Дело происходило поздним вечером. В ярко освещенном просторном зале монтажно–испытательного корпуса открылась маленькая боковая дверка и из нее вышел неузнаваемо толстый в своем ярко–оранжевом скафандре Гагарин. Медленно, переступая с ноги на ногу, он дошел до эстакады, на которой стоял космический корабль, неторопливо вступил на площадку подъемника, а потом, когда подъемник доставил его к люку, поддерживаемый под руку ведущим конструктором, опустился в люк «Востока», надел привязные ремни, подключил/разъемы коммуникаций.

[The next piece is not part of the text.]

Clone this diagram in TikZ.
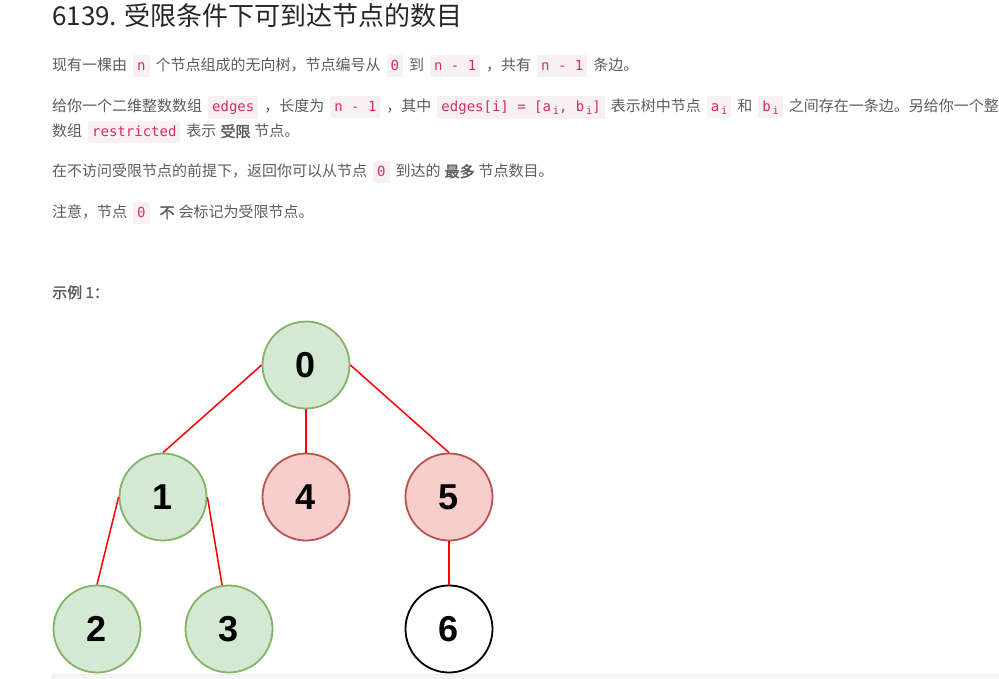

— Ну, Юра, теперь спокойненько, давай по порядку, как на тренажере. — И Гагарин начал последовательно выполнять положенные по программе операции. Все действительно шло, как на тренажере. Только всякие световые и звуковые имитации здесь отсутствовали. Но это с лихвой компенсировалось главным — работа шла, как на тренажере, но не на тренажере. Работа шла в настоящем космическом корабле.
Гагарин делал свое дело серьезно, внимательно, с полной добросовестностью, так же, как он делал все в долгие месяцы подготовки. Не допустил ни одной ошибки. А когда все закончил, то на предложение вылезать ответил: «Одну минутку!» — и еще раз внимательно осмотрелся, потрогал наименее удобно — далеко или очень сбоку — расположенные кнопки и тумблеры, словом, еще немного пообживал свое рабочее место… Да, видно, не зря, совсем не зря была предпринята вся эта затея! Теперь в день полета Гагарин придет в кабину космического корабля, как в место, ему уже знакомое.
После Гагарина ту же процедуру полностью проделал Титов.
Правда, проделал немножко иначе, как бы в несколько другой по сравнению с Гагариным тональности: пытался, преодолевая оковы ограничивающего свободу движений скафандра, идти побыстрее и место на площадке подъемника занять сколь возможно лихо, и в люк корабля протиснуться без посторонней помощи. Делать что–либо в размеренном темпе было ему не по темпераменту.
— Да, разные они, эти ребята, — сказал кто–то.
И, слава богу, очень хорошо, что разные, подумал я.